**EXERCISE INSTRUCTIONS**
In your copy, leave out the pictures; write out all the data exactly.

**PROVIDED MATERIAL**

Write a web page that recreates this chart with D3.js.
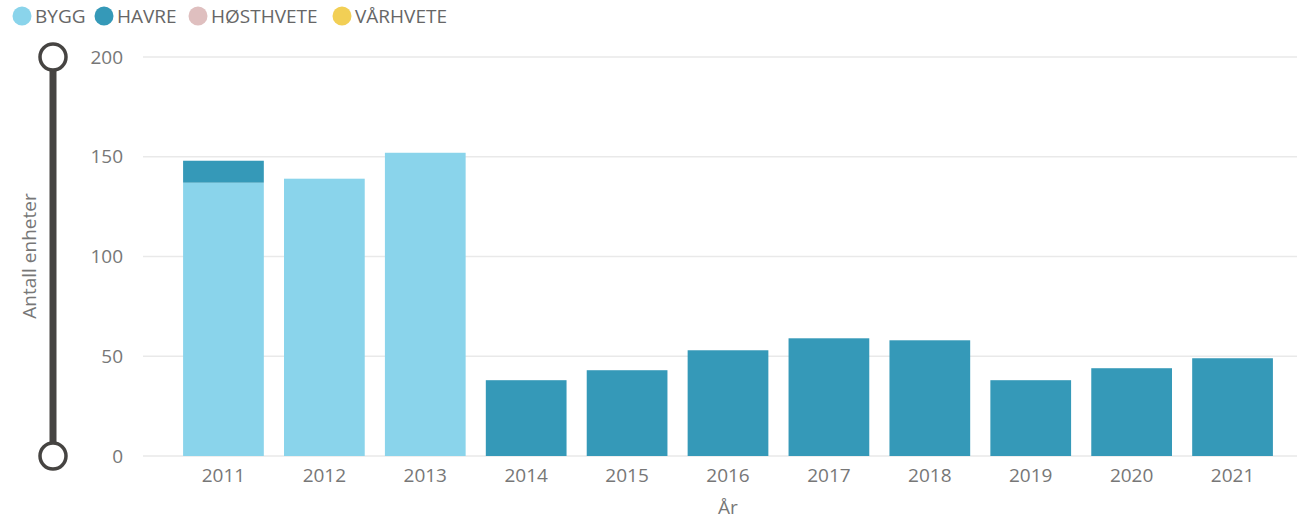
<!DOCTYPE html>
<html>
<head>
<meta charset="utf-8">
<script src="https://cdn.jsdelivr.net/npm/d3@7"></script>
<style>
  html, body { margin: 0; padding: 0; background: #fff; }
  svg { display: block; font-family: "Segoe UI", "Open Sans", sans-serif; }
</style>
</head>
<body>
<svg width="1297" height="519"></svg>
<script>
const years = ["2011", "2012", "2013", "2014", "2015", "2016", "2017", "2018", "2019", "2020", "2021"];
const seriesNames = ["BYGG", "HAVRE", "HØSTHVETE", "VÅRHVETE"];
const colors = ["#8AD4EB", "#3599B8", "#DFBFBF", "#F2CF55"];

const bygg      = [137, 139, 152, 0, 0, 0, 0, 0, 0, 0, 0];
const havre     = [11, 0, 0, 38, 43, 53, 59, 58, 38, 44, 49];
const hosthvete = [0, 0, 0, 0, 0, 0, 0, 0, 0, 0, 0];
const varhvete  = [0, 0, 0, 0, 0, 0, 0, 0, 0, 0, 0];
const yTicks = [0, 50, 100, 150, 200];

const rows = years.map((y, i) => ({
  year: y, BYGG: bygg[i], HAVRE: havre[i], "HØSTHVETE": hosthvete[i], "VÅRHVETE": varhvete[i]
}));

const svg = d3.select("svg");

const x = d3.scaleBand()
  .domain(years)
  .range([173, 1283])
  .paddingInner(0.2)
  .paddingOuter(0.1);

const y = d3.scaleLinear()
  .domain([0, 200])
  .range([456, 57]);

const color = d3.scaleOrdinal().domain(seriesNames).range(colors);

// gridlines
svg.append("g")
  .selectAll("line")
  .data(yTicks)
  .join("line")
  .attr("x1", 143)
  .attr("x2", 1297)
  .attr("y1", d => y(d))
  .attr("y2", d => y(d))
  .attr("stroke", "#e9e9e9")
  .attr("stroke-width", 1.5);

// y tick labels
svg.append("g")
  .selectAll("text")
  .data(yTicks)
  .join("text")
  .attr("x", 123)
  .attr("y", d => y(d))
  .attr("dy", "0.35em")
  .attr("text-anchor", "end")
  .attr("fill", "#777")
  .style("font-size", "19px")
  .text(d => d);

// stacked bars
const stacked = d3.stack().keys(seriesNames)(rows);

svg.append("g")
  .selectAll("g")
  .data(stacked)
  .join("g")
  .attr("fill", d => color(d.key))
  .selectAll("rect")
  .data(d => d.filter(s => s[1] - s[0] > 0))
  .join("rect")
  .attr("x", d => x(d.data.year))
  .attr("width", x.bandwidth())
  .attr("y", d => y(d[1]))
  .attr("height", d => y(d[0]) - y(d[1]));

// x tick labels
svg.append("g")
  .selectAll("text")
  .data(years)
  .join("text")
  .attr("x", d => x(d) + x.bandwidth() / 2)
  .attr("y", 482)
  .attr("text-anchor", "middle")
  .attr("fill", "#777")
  .style("font-size", "19px")
  .text(d => d);

// axis titles
svg.append("text")
  .attr("x", 728)
  .attr("y", 514)
  .attr("text-anchor", "middle")
  .attr("fill", "#777")
  .style("font-size", "19px")
  .text("År");

svg.append("text")
  .attr("transform", "translate(36,256) rotate(-90)")
  .attr("text-anchor", "middle")
  .attr("fill", "#777")
  .style("font-size", "19px")
  .text("Antall enheter");

// range slider on the y axis
const slider = svg.append("g");
slider.append("line")
  .attr("x1", 53).attr("x2", 53)
  .attr("y1", y(200)).attr("y2", y(0))
  .attr("stroke", "#464442")
  .attr("stroke-width", 7);
slider.selectAll("circle")
  .data([200, 0])
  .join("circle")
  .attr("cx", 53)
  .attr("cy", d => y(d))
  .attr("r", 13)
  .attr("fill", "#fff")
  .attr("stroke", "#464442")
  .attr("stroke-width", 3.5);

// legend
const legendX = [22, 104, 198, 342];
const legend = svg.append("g")
  .selectAll("g")
  .data(seriesNames)
  .join("g")
  .attr("transform", (d, i) => `translate(${legendX[i]},16)`);
legend.append("circle")
  .attr("r", 9.5)
  .attr("fill", d => color(d));
legend.append("text")
  .attr("x", 13)
  .attr("dy", "0.35em")
  .attr("fill", "#666")
  .style("font-size", "19px")
  .text(d => d);
</script>
</body>
</html>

**RIGHT ANSWER**
Write a web page that recreates this chart with D3.js.
<!DOCTYPE html>
<html>
<head>
<meta charset="utf-8">
<script src="https://cdn.jsdelivr.net/npm/d3@7"></script>
<style>
  html, body { margin: 0; padding: 0; background: #fff; }
  svg { display: block; font-family: "Segoe UI", "Open Sans", sans-serif; }
</style>
</head>
<body>
<svg width="1297" height="519"></svg>
<script>
const years = ["2011", "2012", "2013", "2014", "2015", "2016", "2017", "2018", "2019", "2020", "2021"];
const seriesNames = ["BYGG", "HAVRE", "HØSTHVETE", "VÅRHVETE"];
const colors = ["#8AD4EB", "#3599B8", "#DFBFBF", "#F2CF55"];

const bygg      = [137, 139, 152, 0, 0, 0, 0, 0, 0, 0, 0];
const havre     = [11, 0, 0, 38, 43, 53, 59, 58, 38, 44, 49];
const hosthvete = [0, 0, 0, 0, 0, 0, 0, 0, 0, 0, 0];
const varhvete  = [0, 0, 0, 0, 0, 0, 0, 0, 0, 0, 0];
const yTicks = [0, 50, 100, 150, 200];

const rows = years.map((y, i) => ({
  year: y, BYGG: bygg[i], HAVRE: havre[i], "HØSTHVETE": hosthvete[i], "VÅRHVETE": varhvete[i]
}));

const svg = d3.select("svg");

const x = d3.scaleBand()
  .domain(years)
  .range([173, 1283])
  .paddingInner(0.2)
  .paddingOuter(0.1);

const y = d3.scaleLinear()
  .domain([0, 200])
  .range([456, 57]);

const color = d3.scaleOrdinal().domain(seriesNames).range(colors);

// gridlines
svg.append("g")
  .selectAll("line")
  .data(yTicks)
  .join("line")
  .attr("x1", 143)
  .attr("x2", 1297)
  .attr("y1", d => y(d))
  .attr("y2", d => y(d))
  .attr("stroke", "#e9e9e9")
  .attr("stroke-width", 1.5);

// y tick labels
svg.append("g")
  .selectAll("text")
  .data(yTicks)
  .join("text")
  .attr("x", 123)
  .attr("y", d => y(d))
  .attr("dy", "0.35em")
  .attr("text-anchor", "end")
  .attr("fill", "#777")
  .style("font-size", "19px")
  .text(d => d);

// stacked bars
const stacked = d3.stack().keys(seriesNames)(rows);

svg.append("g")
  .selectAll("g")
  .data(stacked)
  .join("g")
  .attr("fill", d => color(d.key))
  .selectAll("rect")
  .data(d => d.filter(s => s[1] - s[0] > 0))
  .join("rect")
  .attr("x", d => x(d.data.year))
  .attr("width", x.bandwidth())
  .attr("y", d => y(d[1]))
  .attr("height", d => y(d[0]) - y(d[1]));

// x tick labels
svg.append("g")
  .selectAll("text")
  .data(years)
  .join("text")
  .attr("x", d => x(d) + x.bandwidth() / 2)
  .attr("y", 482)
  .attr("text-anchor", "middle")
  .attr("fill", "#777")
  .style("font-size", "19px")
  .text(d => d);

// axis titles
svg.append("text")
  .attr("x", 728)
  .attr("y", 514)
  .attr("text-anchor", "middle")
  .attr("fill", "#777")
  .style("font-size", "19px")
  .text("År");

svg.append("text")
  .attr("transform", "translate(36,256) rotate(-90)")
  .attr("text-anchor", "middle")
  .attr("fill", "#777")
  .style("font-size", "19px")
  .text("Antall enheter");

// range slider on the y axis
const slider = svg.append("g");
slider.append("line")
  .attr("x1", 53).attr("x2", 53)
  .attr("y1", y(200)).attr("y2", y(0))
  .attr("stroke", "#464442")
  .attr("stroke-width", 7);
slider.selectAll("circle")
  .data([200, 0])
  .join("circle")
  .attr("cx", 53)
  .attr("cy", d => y(d))
  .attr("r", 13)
  .attr("fill", "#fff")
  .attr("stroke", "#464442")
  .attr("stroke-width", 3.5);

// legend
const legendX = [22, 104, 198, 342];
const legend = svg.append("g")
  .selectAll("g")
  .data(seriesNames)
  .join("g")
  .attr("transform", (d, i) => `translate(${legendX[i]},16)`);
legend.append("circle")
  .attr("r", 9.5)
  .attr("fill", d => color(d));
legend.append("text")
  .attr("x", 13)
  .attr("dy", "0.35em")
  .attr("fill", "#666")
  .style("font-size", "19px")
  .text(d => d);
</script>
</body>
</html>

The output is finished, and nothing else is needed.